His message to Shell was: "Are you aware that, in South Africa, old age
pensioners get 1,000-plus rand per month individually? What can 192 rand per
year for the whole community do?"
The way the
land was assigned also highlights a tension between longstanding traditions in
rural areas, where a local chief still wields power, and the letter of the law
in a 21st century constitutional democracy.

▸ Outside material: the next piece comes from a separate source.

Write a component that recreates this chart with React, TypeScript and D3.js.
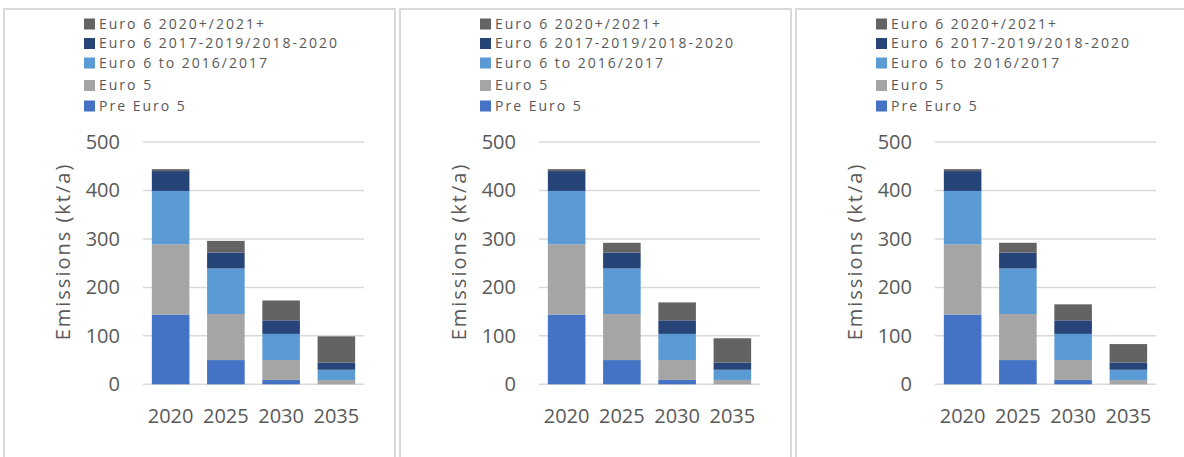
import React from "react";
import * as d3 from "d3";

const categories = ["2020", "2025", "2030", "2035"];
const seriesNames = [
  "Pre Euro 5",
  "Euro 5",
  "Euro 6 to 2016/2017",
  "Euro 6 2017-2019/2018-2020",
  "Euro 6 2020+/2021+",
];
const seriesColors = ["#4472C4", "#A5A5A5", "#5B9BD5", "#264478", "#636363"];

// Values per panel (scenario), per series, per category
const preEuro5 = [144, 50, 9, 0];
const euro5 = [145, 95, 41, 9];
const euro6To2016 = [110, 94, 54, 21];
const euro6_2017 = [41, 33, 28, 15];
const euro6_2020Panel1 = [4, 24, 41, 54];
const euro6_2020Panel2 = [4, 20, 37, 50];
const euro6_2020Panel3 = [4, 20, 33, 38];

const panels = [
  [preEuro5, euro5, euro6To2016, euro6_2017, euro6_2020Panel1],
  [preEuro5, euro5, euro6To2016, euro6_2017, euro6_2020Panel2],
  [preEuro5, euro5, euro6To2016, euro6_2017, euro6_2020Panel3],
];

const yTicks = [0, 100, 200, 300, 400, 500];
const yTitle = "Emissions (kt/a)";

const W = 1184;
const H = 457;
const PANEL_STEP = 396;
const FONT = "'Open Sans', 'Noto Sans', sans-serif";
const TEXT = "#595959";
const legendRowY = [106, 85.5, 63, 43.5, 24]; // series order bottom->top
const legendOrder = [4, 3, 2, 1, 0];

function Panel({ data, offset }: { data: number[][]; offset: number }) {
  const x = d3
    .scaleBand<string>()
    .domain(categories)
    .range([143, 364])
    .paddingInner(0.32)
    .paddingOuter(0.16);
  const y = d3.scaleLinear().domain([0, 500]).range([384.3, 142]);

  const rows = categories.map((c, i) => {
    const r: any = { cat: c };
    seriesNames.forEach((s, k) => (r[s] = data[k][i]));
    return r;
  });
  const stacked = d3.stack<any>().keys(seriesNames)(rows);

  return (
    <g transform={`translate(${offset},0)`}>
      <rect x={4} y={9} width={391} height={460} fill="none" stroke="#D9D9D9" strokeWidth={2} />
      {yTicks.map((t) => (
        <g key={t}>
          <line x1={143} x2={364} y1={y(t)} y2={y(t)} stroke="#D9D9D9" strokeWidth={1.5} />
          <text
            x={120}
            y={y(t)}
            dy="0.35em"
            textAnchor="end"
            fontFamily={FONT}
            fontSize={20}
            fill={TEXT}
          >
            {t}
          </text>
        </g>
      ))}
      {stacked.map((layer, k) => (
        <g key={layer.key} fill={seriesColors[k]}>
          {layer.map((d, i) => (
            <rect
              key={i}
              x={x(categories[i])}
              width={x.bandwidth()}
              y={y(d[1])}
              height={Math.max(0, y(d[0]) - y(d[1]))}
            />
          ))}
        </g>
      ))}
      {categories.map((c) => (
        <text
          key={c}
          x={(x(c) as number) + x.bandwidth() / 2}
          y={423}
          textAnchor="middle"
          fontFamily={FONT}
          fontSize={20}
          fill={TEXT}
        >
          {c}
        </text>
      ))}
      <text
        transform={`translate(63,251.5) rotate(-90)`}
        textAnchor="middle"
        dy="0.35em"
        fontFamily={FONT}
        fontSize={20}
        letterSpacing={2}
        fill={TEXT}
      >
        {yTitle}
      </text>
      {legendOrder.map((k) => (
        <g key={k}>
          <rect x={84} y={legendRowY[k] - 5.5} width={11} height={11} fill={seriesColors[k]} />
          <text
            x={99}
            y={legendRowY[k]}
            dy="0.35em"
            fontFamily={FONT}
            fontSize={14}
            letterSpacing={2}
            fill={TEXT}
          >
            {seriesNames[k]}
          </text>
        </g>
      ))}
    </g>
  );
}

export default function App() {
  return (
    <svg
      width={W}
      height={H}
      style={{ position: "absolute", left: 0, top: 0, background: "#fff" }}
    >
      <rect width={W} height={H} fill="#fff" />
      {panels.map((p, i) => (
        <Panel key={i} data={p} offset={i * PANEL_STEP} />
      ))}
    </svg>
  );
}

Athol Trollip, shadow minister of rural development and land reform, who has visited
one of the stations, said: "The problem with these Shell filling stations
is that this land would have been granted through a traditional leader."
He added:
"It is a crazy situation because they have this arbitrariness in the way
they allocate land. There's no lease held, there's no formal transfer of
ownership."
The South
African government recently claimed it has completed an audit of state-owned
land, but Trollip and others are sceptical.
Johan
Kruger, director of the Centre for Constitutional Rights, said: "One of
the biggest concerns is that we just don't know what's out there. We don't know
how much the government owns and how much has been redistributed or on a long
lease.
"It is
a responsibility the government has not fulfilled yet. There is a huge amount
of land in government hands that could be transferred to black ownership."
An annual
rental fee of 192 rand "can't be right", he added.